Новое время - не Средневековье: искать защиты ни у папы, ни у патриархов нет резона. Есть силы повыше папской и патриаршей. Более того, и папу, и патриарха и все церкви на земле, гамузом, они и в грош не ставят.
Когда эти силы взяли верх на Руси, еврей Осип Мандельштам, в свое время сам чуть не член боевой организации партии социал-революционеров, почувствовал себя на первых порах совершенно потерянным "в черном бархате советской ночи, в бархате всемирной пустоты". Правда - не праздновать же на глазах у почтенной публики труса! - Ося при этом и хорохорился: "Мне не надо пропуска ночного, / Часовых я не боюсь: / За блаженное бессмысленное слово / Я в ночи советской помолюсь".

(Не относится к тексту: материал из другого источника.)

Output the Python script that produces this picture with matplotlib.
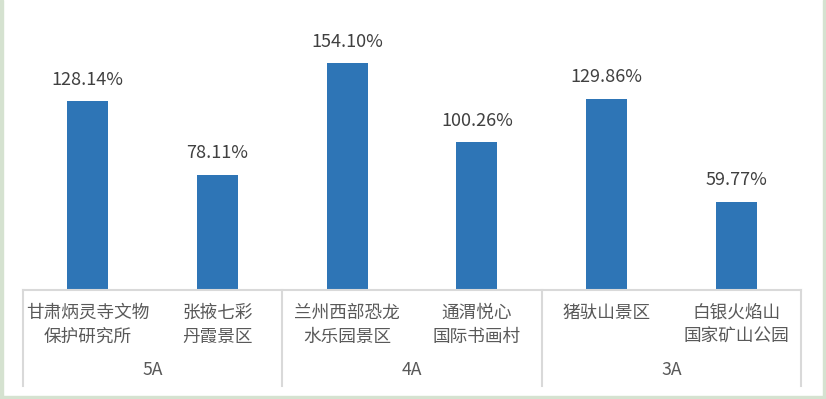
import numpy as np
import matplotlib.pyplot as plt
from matplotlib.patches import Rectangle

plt.rcParams['font.family'] = ['Noto Sans CJK SC', 'DejaVu Sans']

#------------------------------------------------------------------------------
#   Data
#------------------------------------------------------------------------------
sites = ['甘肃炳灵寺文物\n保护研究所', '张掖七彩\n丹霞景区',
         '兰州西部恐龙\n水乐园景区', '通渭悦心\n国际书画村',
         '猪驮山景区', '白银火焰山\n国家矿山公园']
values = [128.14, 78.11, 154.10, 100.26, 129.86, 59.77]
groups = ['5A', '4A', '3A']
group_size = [2, 2, 2]

bar_color = '#2E75B6'
grid_color = '#D9D9D9'
text_color = '#595959'

#------------------------------------------------------------------------------
#   Plot
#------------------------------------------------------------------------------
W, H = 826, 399
fig = plt.figure(figsize=(W / 100, H / 100), dpi=100)
ax = fig.add_axes([23 / W, 109 / H, 778 / W, 290 / H])

x = np.arange(len(values))
ax.bar(x, values, width=0.315, color=bar_color, zorder=2)
ax.set_xlim(-0.5, len(values) - 0.5)
ax.set_ylim(0, 290 / 1.473)

for xi, v in zip(x, values):
    ax.annotate('%.2f%%' % v, (xi, v), xytext=(0, 9), textcoords='offset points',
                ha='center', va='bottom', fontsize=13, color='#404040')

for s in ['top', 'right', 'left']:
    ax.spines[s].set_visible(False)
ax.spines['bottom'].set_color(grid_color)
ax.spines['bottom'].set_linewidth(1.5)
ax.set_xticks([])
ax.set_yticks([])

# category labels (one text per line)
tr = ax.get_xaxis_transform()
for xi, lab in zip(x, sites):
    for k, line in enumerate(lab.split('\n')):
        ax.text(xi, -(23 + 24 * k) / 290, line, transform=tr, ha='center',
                va='center', fontsize=12.7, color=text_color)

# group labels and separators
start = -0.5
ax.plot([start, start], [0, -96 / 290], transform=tr, color=grid_color,
        lw=1.5, clip_on=False)
for g, n in zip(groups, group_size):
    end = start + n
    ax.plot([end, end], [0, -96 / 290], transform=tr, color=grid_color,
            lw=1.5, clip_on=False)
    ax.text((start + end) / 2, -80 / 290, g, transform=tr, ha='center',
            va='center', fontsize=12.7, color=text_color)
    start = end

# outer frame
frame_color = '#D5E2D0'
fig.patches.append(Rectangle((0, 0), 3 / W, 1, transform=fig.transFigure,
                             color=frame_color, zorder=0))
fig.patches.append(Rectangle((1 - 3 / W, 0), 3 / W, 1, transform=fig.transFigure,
                             color=frame_color, zorder=0))
fig.patches.append(Rectangle((0, 0), 1, 3 / H, transform=fig.transFigure,
                             color=frame_color, zorder=0))

fig.savefig('out.png', dpi=100)
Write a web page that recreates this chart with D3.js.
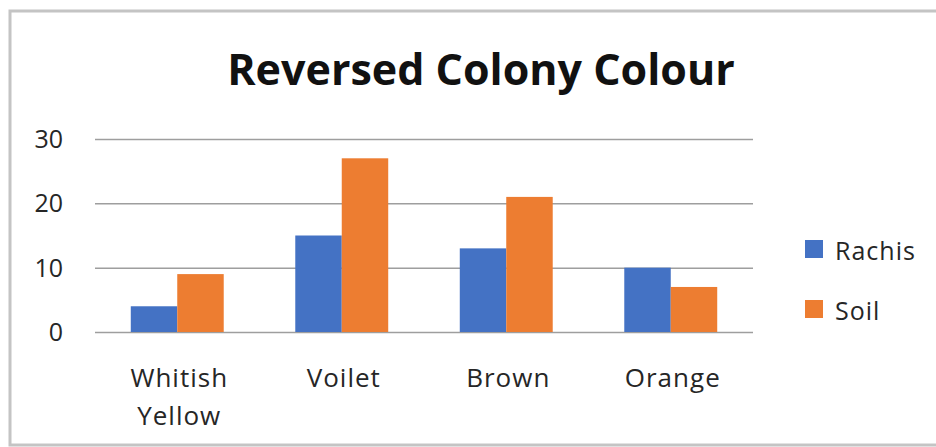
<!DOCTYPE html>
<html>
<head>
<meta charset="utf-8">
<script src="https://cdn.jsdelivr.net/npm/d3@7"></script>
<style>
  body { margin: 0; background: #fff; }
  text { font-family: "Open Sans", sans-serif; }
</style>
</head>
<body>
<svg id="chart" width="936" height="447"></svg>
<script>
// ---- data ----
const categories = [["Whitish", "Yellow"], ["Voilet"], ["Brown"], ["Orange"]];
const seriesNames = ["Rachis", "Soil"];
const rachis = [4, 15, 13, 10];
const soil = [9, 27, 21, 7];
const yTicks = [0, 10, 20, 30];

const colors = ["#4472C4", "#ED7D31"];

const svg = d3.select("#chart");

// frame
svg.append("rect")
  .attr("x", 10).attr("y", 11)
  .attr("width", 940).attr("height", 434)
  .attr("fill", "none")
  .attr("stroke", "#c4c4c4")
  .attr("stroke-width", 3);

// title
svg.append("text")
  .attr("x", 481).attr("y", 85)
  .attr("text-anchor", "middle")
  .attr("font-size", 43)
  .attr("font-weight", "bold")
  .attr("fill", "#111")
  .text("Reversed Colony Colour");

const margin = { left: 95, right: 753, top: 139, bottom: 332 };

const x0 = d3.scaleBand()
  .domain(d3.range(categories.length))
  .range([margin.left, margin.right])
  .paddingInner(0.435)
  .paddingOuter(0.2175);

const x1 = d3.scaleBand()
  .domain([0, 1])
  .range([0, x0.bandwidth()]);

const y = d3.scaleLinear()
  .domain([0, 30])
  .range([margin.bottom, margin.top]);

// grid
const grid = svg.append("g")
  .attr("transform", `translate(${margin.left},0)`)
  .call(d3.axisLeft(y).tickValues(yTicks).tickSize(-(margin.right - margin.left)).tickFormat(""));
grid.select(".domain").remove();
grid.selectAll("line").attr("stroke", "#9e9e9e").attr("stroke-width", 1.5);

// y labels
svg.append("g")
  .selectAll("text")
  .data(yTicks)
  .join("text")
  .attr("x", 63)
  .attr("y", d => y(d))
  .attr("dy", "0.36em")
  .attr("text-anchor", "end")
  .attr("font-size", 25)
  .attr("fill", "#262626")
  .text(d => d);

// bars
const rows = categories.map((c, i) => [rachis[i], soil[i]]);
svg.append("g")
  .selectAll("g")
  .data(rows)
  .join("g")
  .attr("transform", (d, i) => `translate(${x0(i)},0)`)
  .selectAll("rect")
  .data(d => d)
  .join("rect")
  .attr("x", (d, j) => x1(j))
  .attr("y", d => y(d))
  .attr("width", x1.bandwidth())
  .attr("height", d => y(0) - y(d))
  .attr("fill", (d, j) => colors[j]);

// x labels
svg.append("g")
  .selectAll("text")
  .data(categories)
  .join("text")
  .attr("x", (d, i) => x0(i) + x0.bandwidth() / 2 + 2)
  .attr("y", 387)
  .attr("text-anchor", "middle")
  .attr("font-size", 26)
  .attr("letter-spacing", 1)
  .attr("fill", "#262626")
  .selectAll("tspan")
  .data(d => d)
  .join("tspan")
  .attr("x", function() { return this.parentNode.getAttribute("x"); })
  .attr("dy", (d, k) => k === 0 ? 0 : 38)
  .text(d => d);

// legend
const legend = svg.append("g")
  .selectAll("g")
  .data(seriesNames)
  .join("g")
  .attr("transform", (d, i) => `translate(805,${240 + i * 60})`);
legend.append("rect")
  .attr("width", 18).attr("height", 18)
  .attr("fill", (d, i) => colors[i]);
legend.append("text")
  .attr("x", 30).attr("y", 20)
  .attr("font-size", 25)
  .attr("letter-spacing", 1)
  .attr("fill", "#262626")
  .text(d => d);
</script>
</body>
</html>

На эти, первые после революции, три-четыре года пришелся последний Осин христианский всплеск. Сбылось его, 1917 года по Р.Х., пророчество:
О государстве слишком раннем
Еще печалится земля -
Мы в черной очереди станем
На черной площади Кремля.
Канула в Лету христианская Русь. Уже что православный, что лютеранин, что иудей - все одно, ибо нет более на Руси Бога - ни Единого, ни триединого. Уже Осю одолевают новые страхи: "Торжественно уносится вагон. / Павлиний крик и рокот фортепьянный / Я опоздал. / Мне страшно. Это сон".
Но зря предается Осип страху: он не опоздал. Преодолев первый испуг, как дюжины его сродственников, - увы, реестра, на манер "Чисел", никто им не учинял - он ринулся в начальники и одно время ходил даже в больших пурицах у Луначарского, получал спецпайки, ездил в литерных вагонах.